Wow. Talk about asking dangerous questions ...

> For a 3-part (month/day/second) interval, I think the preferable rule
> for timestamp subtraction is to use the largest symbolic component
> possible, ie, use the largest number of months/years you can, then
> use the largest number of days fitting in the remainder, then express
> what's left as seconds. This is an arbitrary choice among the many
> possible 3-part representations of a given interval, but it seems
> like
> the most natural one for many applications.

Sure, that makes sense. In the meantime, I'll add a note to the FAQ
which says "Adding and subtracting wildly disparate time values (e.g. '1
year'::INTERVAL - '3 seconds'::INTERVAL) may cause the database to make
unusual interval value choices which could impair accuracy. Please test
extensively before relying on operations of this sort."

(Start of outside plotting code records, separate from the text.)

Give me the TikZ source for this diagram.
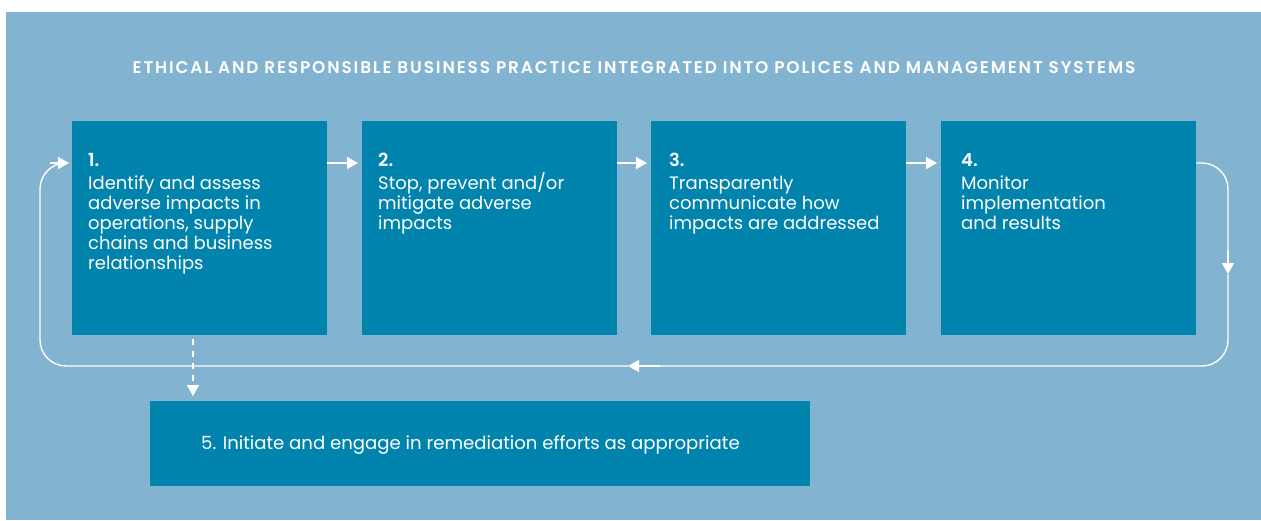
\documentclass[tikz,border=0pt]{standalone}
\usepackage{fontspec}
\setmainfont{Poppins}[BoldFont={Poppins SemiBold}]
\newfontfamily\titlefont{Poppins SemiBold}[LetterSpace=11]
\usetikzlibrary{arrows.meta,calc}
\definecolor{bgblue}{HTML}{82B3D0}
\definecolor{boxteal}{HTML}{0083AD}
\tikzset{
  stepbox/.style={fill=boxteal, draw=none, minimum width=255pt, minimum height=214pt, inner sep=0pt, anchor=north west},
  steptext/.style={text=white, anchor=north west, inner sep=0pt, align=left, font=\fontsize{18}{20}\selectfont},
  flow/.style={draw=white, line width=1.4pt, -{Triangle[width=12pt,length=11pt]}},
  loopline/.style={draw=white, line width=1.4pt, rounded corners=26pt}
}
\begin{document}
\begin{tikzpicture}[x=1pt,y=-1pt]
\useasboundingbox (0,0) rectangle (1261,520);
\fill[bgblue] (6,12) rectangle (1261,520);
\node[text=white, font=\fontsize{16.9}{18}\titlefont] (title) at (634,68) {ETHICAL AND RESPONSIBLE BUSINESS PRACTICE INTEGRATED INTO POLICES AND MANAGEMENT SYSTEMS};
\node[stepbox] (b1) at (72,121) {};
\node[stepbox] (b2) at (362,121) {};
\node[stepbox] (b3) at (651,121) {};
\node[stepbox] (b4) at (941,121) {};
\node[fill=boxteal, minimum width=660pt, minimum height=85pt, inner sep=0pt, anchor=north west] (b5) at (150,401) {};
\node[steptext] (t1) at (88,153) {\textbf{1.}\\[3pt]Identify and assess\\adverse impacts in\\operations, supply\\chains and business\\relationships};
\node[steptext] (t2) at (378,153) {\textbf{2.}\\[3pt]Stop, prevent and/or\\mitigate adverse\\impacts};
\node[steptext] (t3) at (669,153) {\textbf{3.}\\[3pt]Transparently\\communicate how\\impacts are addressed};
\node[steptext] (t4) at (961,153) {\textbf{4.}\\[3pt]Monitor\\implementation\\and results};
\node[text=white, anchor=west, inner sep=0pt, font=\fontsize{18.1}{20}\selectfont] (t5) at (201,445) {5. Initiate and engage in remediation efforts as appropriate};
\coordinate (b1e) at ($(b1.north east)+(0,42)$);
\coordinate (b2w) at ($(b2.north west)+(-4,42)$);
\coordinate (b2e) at ($(b2.north east)+(0,42)$);
\coordinate (b3w) at ($(b3.north west)+(-4,42)$);
\coordinate (b3e) at ($(b3.north east)+(0,42)$);
\coordinate (b4w) at ($(b4.north west)+(-4,42)$);
\coordinate (b4e) at ($(b4.north east)+(0,42)$);
\coordinate (b1w) at ($(b1.north west)+(-3,42)$);
\coordinate (downarr) at (1228,274);
\coordinate (leftarr) at (628,366);
\draw[flow] (b1e) -- (b2w);
\draw[flow] (b2e) -- (b3w);
\draw[flow] (b3e) -- (b4w);
\draw[loopline] (b4e) -- (1228,163) -- (1228,262);
\draw[flow] (1228,250) -- (downarr);
\draw[loopline] (downarr) -- (1228,366) -- (640,366);
\draw[flow] (660,366) -- (leftarr);
\draw[loopline] (leftarr) -- (40,366) -- (40,163) -- (56,163);
\draw[flow] (50,163) -- (b1w);
\draw[draw=white, line width=1.4pt, dash pattern=on 6pt off 6pt, -{Triangle[width=12pt,length=11pt]}] ($(b1.south west)+(121,4)$) coordinate (d1) -- ($(b5.north west)+(43,-5)$) coordinate (d2);
\end{tikzpicture}
\end{document}
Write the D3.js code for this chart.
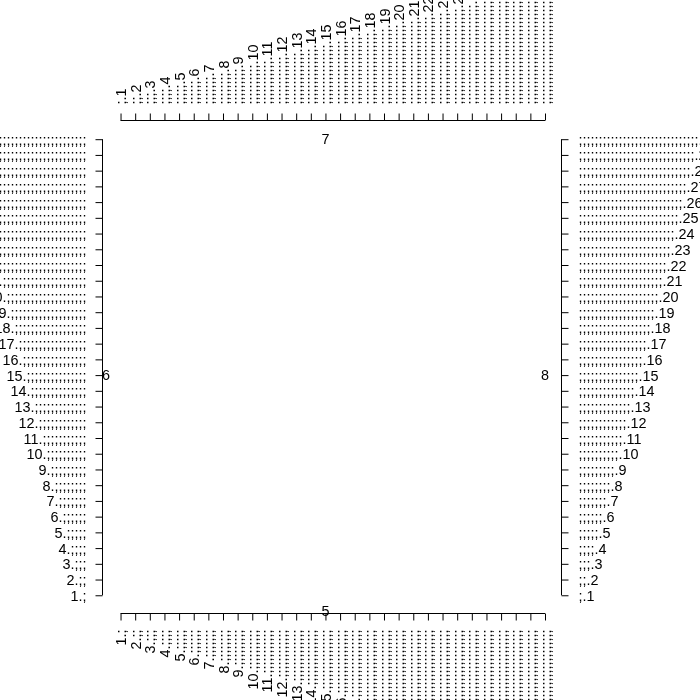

> Isn't it? The relationship between years, days, and seconds is
> *inherently* context dependent in the common calendar. It might not
> be
> too sensible, but sensibleness has never held sway in calendars, at
> least not since the Romans.

Peter is absolutely correct here. '1 year'::INTERVAL - '1
day'::INTERVAL is '364 days'::INTERVAL most of the time. However, on
leap years it is '365 days'.

> I'm not sure your notion of fractional months really holds water,
> at least not for this particular operation. When is 25 Feb 2000
> plus 0.95 month? Is the 0.95 measured with respect to the length
> of February, or of March? Does it matter that 2000 is a leap year?
> There may be some other operations that have sensible interpretations
> for such a datatype, however.

One way to simplify this would be not to allow any division operations
on INTERVALS that result in a modulo of a smaller increment than the
INTERVAL value expressed. Thus, one could "'3 months'::INTERVAL / 3"
but would not be allowed to "'2 months::INTERVAL / 3". However, this
seems kind of unfair to hour, minute, and second values whose fractions
are well-defined and easily manipulated.

Or, to put it another way, 95% of the time users just want to do simple
things. Like we want to know how many weeks an employee has been with
us for: '2 years 3 months'::INTERVAL / '1 week'::INTERVAL (and we
don't care about the fractional week left over).
Thus we don't want to hold up simple and obvious date multiplication and
division just to deal with the wierdo cases.